According to Mark Ward, technology correspondent for the BBC News website, "Shadows are being used by Japanese researchers as an non-intrusive way for friends to stay in touch."
Eh..? Sneak tries not to get sucked into this kind of thing. Mostly because he finds that often it is his shadow that intrudes on his friends – when it is illuminated on their back wall as he peers through their window. Because of this, whenever 'shadows' are mentioned Sneak blushes so deeply that even his shadow looks like that radioactive bloke off the porridge adverts.
Anyway, he hasn't just been caught peeking, and it is not April 1, so Sneak will indulge Mr Ward, even if he will only skim-read his article.
Called Teleshadow the system sends video from one house to another, much like a web cam does. But, and here is where the shadow bit comes in, it turns the images into lovely shadowy outlines and projects them onto the inside of a lamp. This means that you can kind of interact with your friends, in as much as you could ever sort of interact with a lamp that has some flickering shadows on it.

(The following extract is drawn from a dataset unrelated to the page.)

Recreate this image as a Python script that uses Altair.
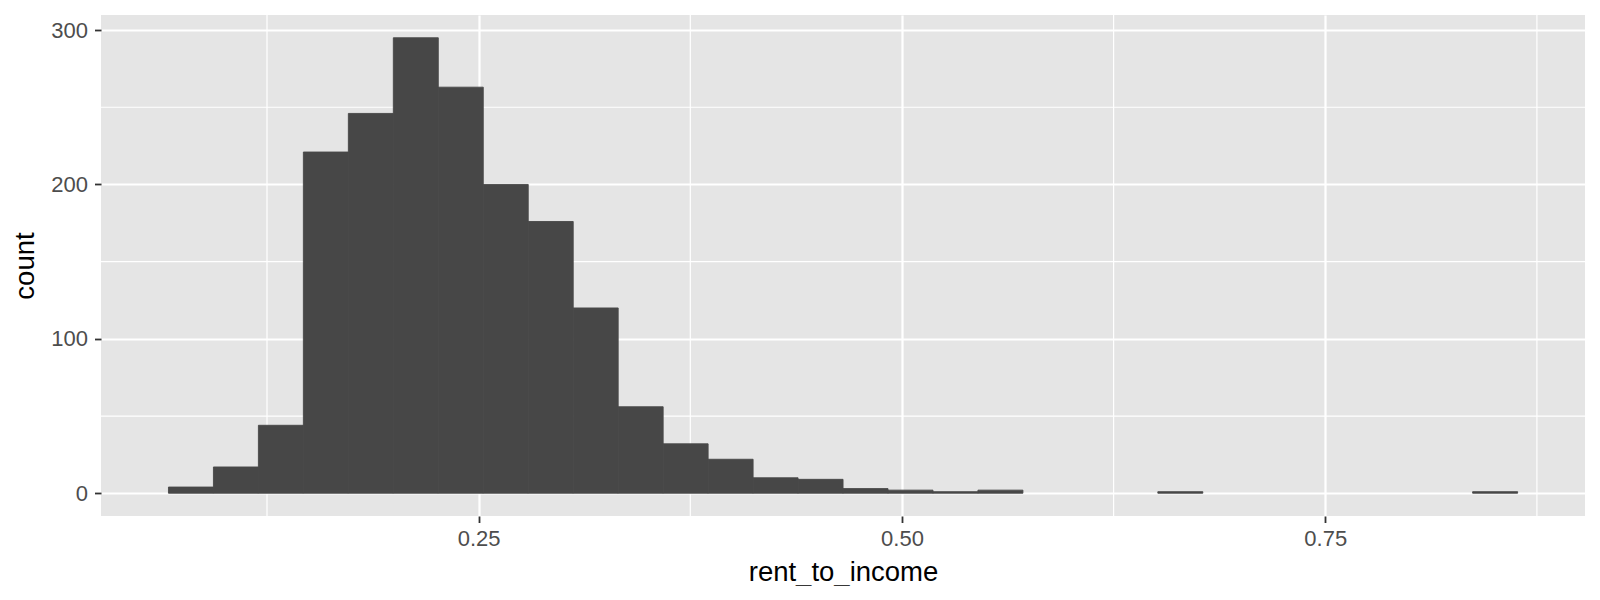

Sneak – who doesn't see glasses as half full or half empty, but rather, as being potentially poisoned, is deeply concerned about all this.
How annoying if one evening you forgot to turn it off at your end, or your friend did at the other. What they might be getting up to – especially in Japan – is one of those thoughts that boggles the most sternest of minds.
And that is not the only reason why Sneak will avoid this sort prototype invention. Having once spent a night in a tent, with a tube of ointment and a rather embarrassing part of his body, all the while back-lit by a torch against the canvas, Sneak has had more than enough of scaring people with his shadow, and will now focus on his privacy, wherever he goes.